Some small American newspapers frequently fabricate offbeat news to trick people into noticing them with the aim of making money.

…to which Kolb responded:

That’s what we do at The Onion. We do print lies to make money.

MSNBC also once stated that

more than half of all exercise done in the United States happens in TV infomercials for workout machines.

The journalist responsible for that one “did not return a call seeking comment”.

In the 2002 case, a local detective, Dan Nichols, had issued his statement from the sheriff’s office with the simple, honest aim of trying to protect people from scammers. They had been hearing of more and more cases of older people robbed over the phone by wrong ’uns, and wanted to do something about it.

I was working on several telemarketing scams that were going on here with our elderly.
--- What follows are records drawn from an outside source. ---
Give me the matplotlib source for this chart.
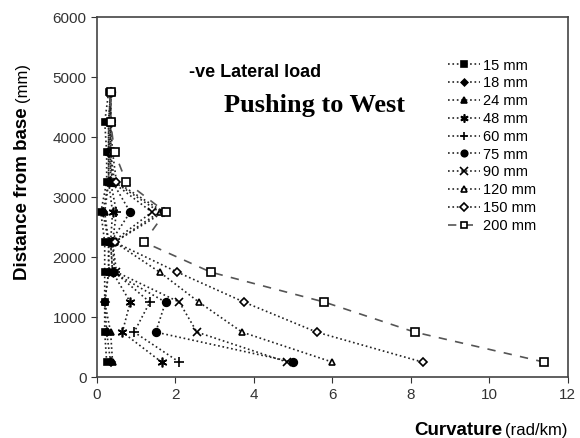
import matplotlib
matplotlib.use('Agg')
import matplotlib.pyplot as plt

plt.rcParams['font.family'] = ['Liberation Sans', 'DejaVu Sans']

# distance from base (mm) of the measuring sections
heights = [250, 750, 1250, 1750, 2250, 2750, 3250, 3750, 4250, 4750]

# curvature (rad/km) for each lateral displacement level
c15 = [0.25, 0.20, 0.20, 0.20, 0.20, 0.10, 0.25, 0.25, 0.20, 0.30]
c18 = [0.35, 0.25, 0.20, 0.30, 0.30, 0.15, 0.30, 0.30, 0.30, 0.35]
c24 = [0.40, 0.35, 0.20, 0.30, 0.30, 0.20, 0.30, 0.30, 0.30, 0.35]
c48 = [1.65, 0.65, 0.85, 0.40, 0.35, 0.40, 0.30, 0.30, 0.35, 0.35]
c60 = [2.10, 0.95, 1.35, 0.45, 0.40, 0.50, 0.35, 0.35, 0.35, 0.35]
c75 = [5.00, 1.50, 1.75, 0.40, 0.35, 0.85, 0.40, 0.30, 0.30, 0.35]
c90 = [4.85, 2.55, 2.10, 0.50, 0.40, 1.40, 0.40, 0.35, 0.35, 0.35]
c120 = [6.00, 3.70, 2.60, 1.60, 0.45, 1.60, 0.45, 0.35, 0.35, 0.35]
c150 = [8.30, 5.60, 3.75, 2.05, 0.45, 1.70, 0.50, 0.40, 0.35, 0.35]
c200 = [11.40, 8.10, 5.80, 2.90, 1.20, 1.75, 0.75, 0.45, 0.35, 0.35]

labels = ['15 mm', '18 mm', '24 mm', '48 mm', '60 mm',
          '75 mm', '90 mm', '120 mm', '150 mm', '200 mm']
series = [c15, c18, c24, c48, c60, c75, c90, c120, c150, c200]

# marker, filled?, size
styles = [('s', True, 5), ('D', True, 4), ('^', True, 5), ((6, 2, 0), True, 7),
          ('+', True, 7), ('o', True, 5.5), ('x', True, 6), ('^', False, 5),
          ('D', False, 4.5), ('s', False, 5.5)]

fig = plt.figure(figsize=(5.8, 4.38), dpi=100)
ax = fig.add_axes([0.167, 0.139, 0.812, 0.822])

for vals, lab, (mk, filled, ms) in zip(series, labels, styles):
    if lab == '200 mm':
        ls = (0, (5, 5))
        col = '#555555'
    else:
        ls = ':'
        col = '#222222'
    ax.plot(vals, heights, linestyle=ls, color=col, linewidth=1.2,
            marker=mk, markersize=ms, markeredgewidth=1.2,
            markerfacecolor='black' if filled else 'white',
            markeredgecolor='black', label=lab)

ax.set_xlim(0, 12)
ax.set_ylim(0, 6000)
ax.set_xticks(range(0, 13, 2))
ax.set_yticks(range(0, 6001, 1000))
ax.tick_params(direction='out', length=4, labelsize=11, colors='#333333')
for s in ax.spines.values():
    s.set_color('#444444')
    s.set_linewidth(1.2)

ax.text(2.35, 5080, '-ve Lateral load', fontsize=13, fontweight='bold',
        va='center', ha='left')
ax.text(5.55, 4530, 'Pushing to West', fontsize=19, fontweight='bold',
        family='Liberation Serif', va='center', ha='center')

leg = ax.legend(loc='upper left', bbox_to_anchor=(0.73, 0.905), frameon=False,
                fontsize=10.5, handlelength=2.2, handletextpad=0.2,
                labelspacing=0.26, borderpad=0, markerscale=0.85)

# axis titles with mixed weights
fig.text(0.866, 0.018, 'Curvature', fontsize=13.5, fontweight='bold',
         ha='right', va='center')
fig.text(0.871, 0.018, '(rad/km)', fontsize=12, ha='left', va='center')
fig.text(0.038, 0.557, 'Distance from base', fontsize=13.5, fontweight='bold',
         rotation=90, ha='center', va='center')
fig.text(0.038, 0.812, '(mm)', fontsize=12, rotation=90,
         ha='center', va='center')

fig.savefig('out.png', dpi=100)
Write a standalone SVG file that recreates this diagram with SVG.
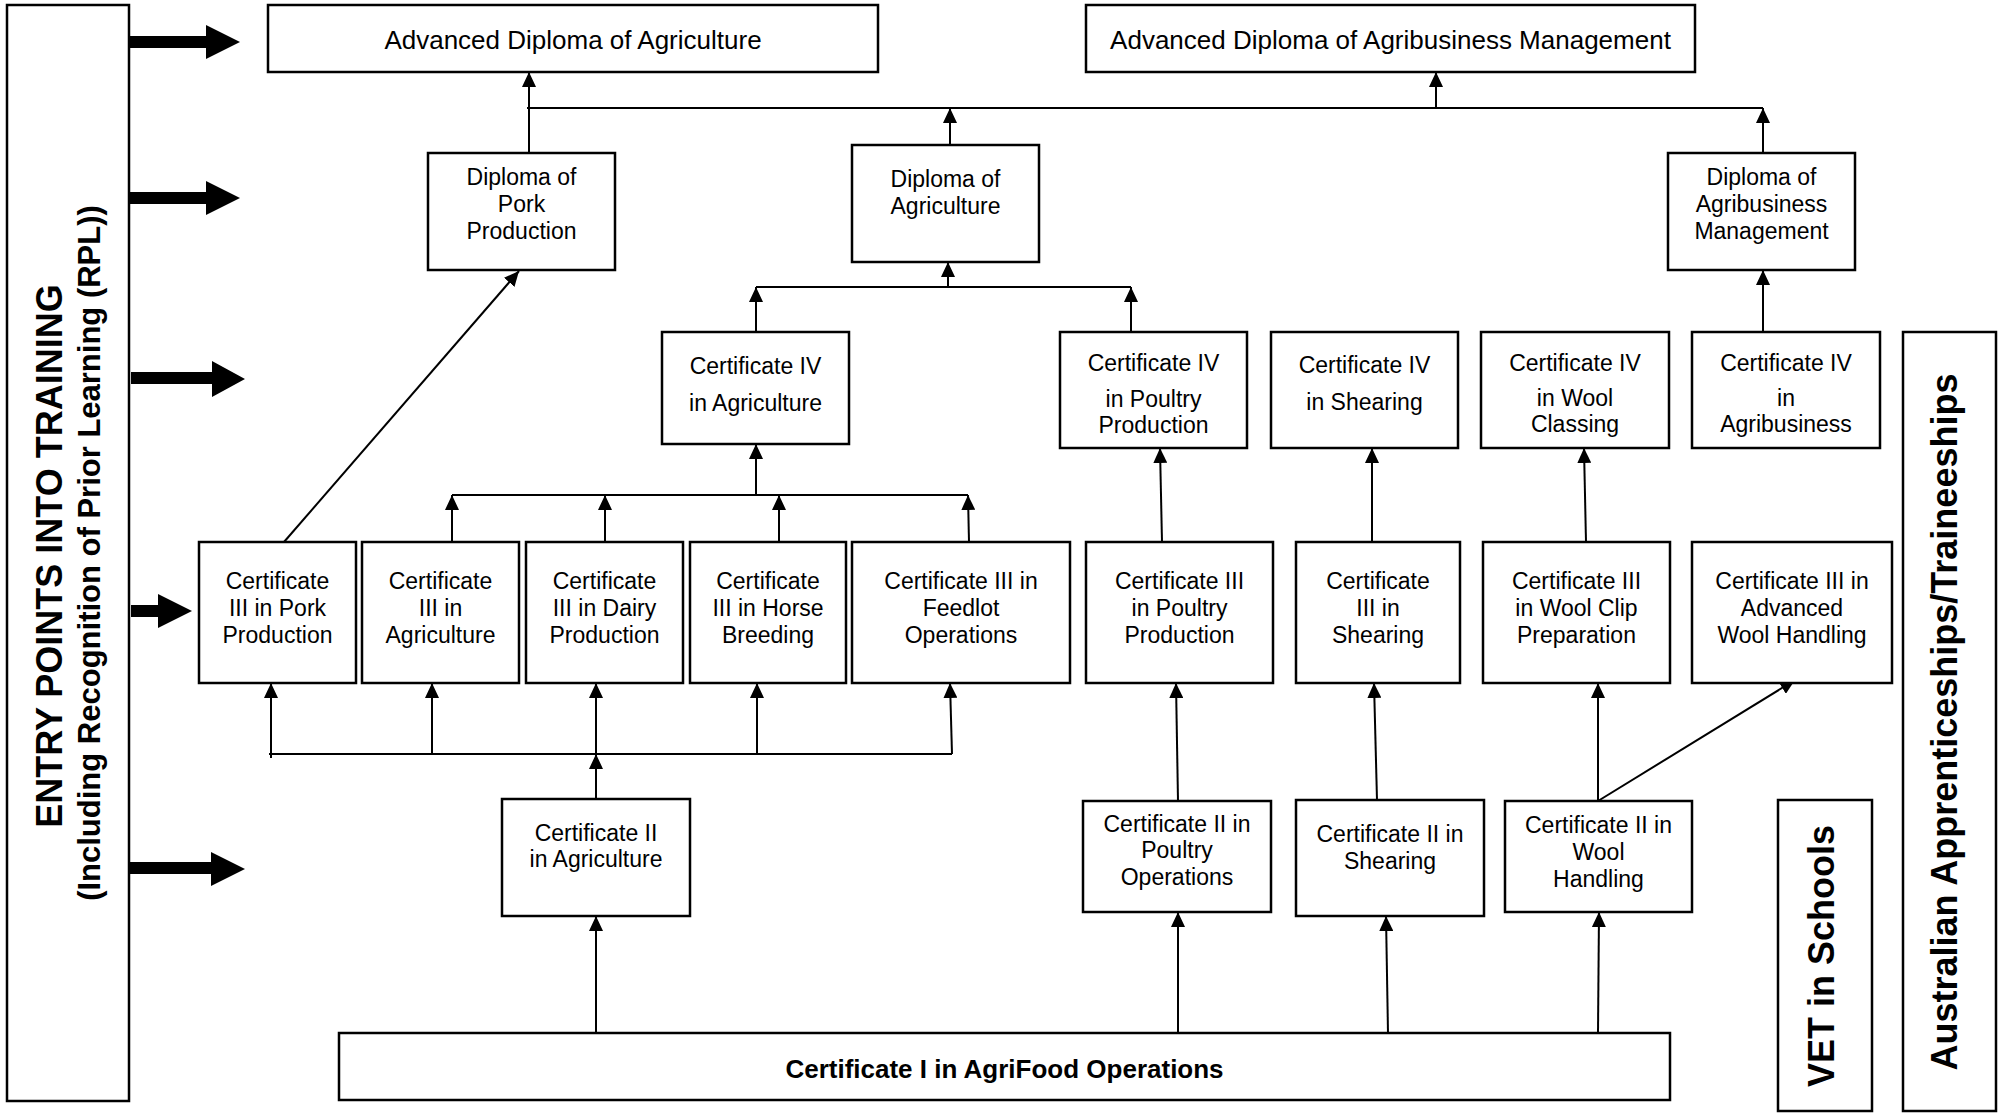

In researching this, I came across this story. I didn’t have a source on the story. I hadn’t heard of The Onion. It appeared to me to be a legitimate news story, so I passed (it) along.

The Onion story ‘quoted’ George Tenet, director of the CIA, saying

We had known about al-Qaida’s practice of raising money through drug trafficking and money laundering, but it seems the full scope of their depravity had barely been imagined

…which would have been a clue, had it not appeared in a country where chiefs of law enforcement agencies making statements designed to resonate in a… masculine way is not unheard of. Poor Dan sent out his press release announcing that scams were

…going on throughout the United States, and some of these telemarketing programs are believed to be operated by al-Qaida. The CIA has announced that they acquired a videotape showing al-Qaida members making phone solicitations for vacation home rentals, long-distance telephone service, magazine subscriptions and other products.

But perhaps he shouldn’t have been facing questions as much as the town’s media, given that

the release was written up in the local paper and hit the national wires

…causing the sheriff’s office to be “bombarded with phone calls about the story”. Dan later said

It felt like I’d been had.

Without wishing to be too critical, Dan, there was a pretty good reason for that. He took it on the chin, though, and gave a statement to Wired when they covered it, saying

I was just kind of ticked off at myself for not verifying it before I passed it along, and not making sure it was satire. I have no problem with satire. I enjoy a good joke. I just hate it when it’s on me.

The article also quotes Chris Taylor, then “San Francisco bureau chief for Time magazine, and a longtime Onion fan”, saying

Average readers do themselves no disservice if they’re skeptical about every news story they read — fake or not.

So, perhaps we should examine my source for the date this happened: Sam Jordison’s Annus Horribilis.

Front cover of Annus Horribilis, 365 tales of comic misfortune, its cover illustration depicting a man floating into clouds with balloons tied to his chair

It’s a very entertaining and informative source, but it does contain a disclaimer at the front:

…I should also probably admit here that not all the dates are absolutely 100 per cent certain…

However, the Onion story appeared on 18 September 2002, and the Coldwater sheriff’s department definitely did pass it on as fact a few days later, but in the interests of full disclosure: maybe not on the 24th exactly.

Incidentally, while writing this, it occurred to me to remark that one of the clues that The Onion is not playing it straight is surely its name. But then I thought: how ridiculous is the name The Onion, though? So I did a quick search, and discovered that it’s produced in a country which also publishes De Queen Bee, The Laramie Boomerang, and The Jefferson Jimplecute. So, perhaps Dan Nichols can be at least partially forgiven.

There is also in the United States a paper called

Unterrified Democrat

…and this year, that’s something to be applauded.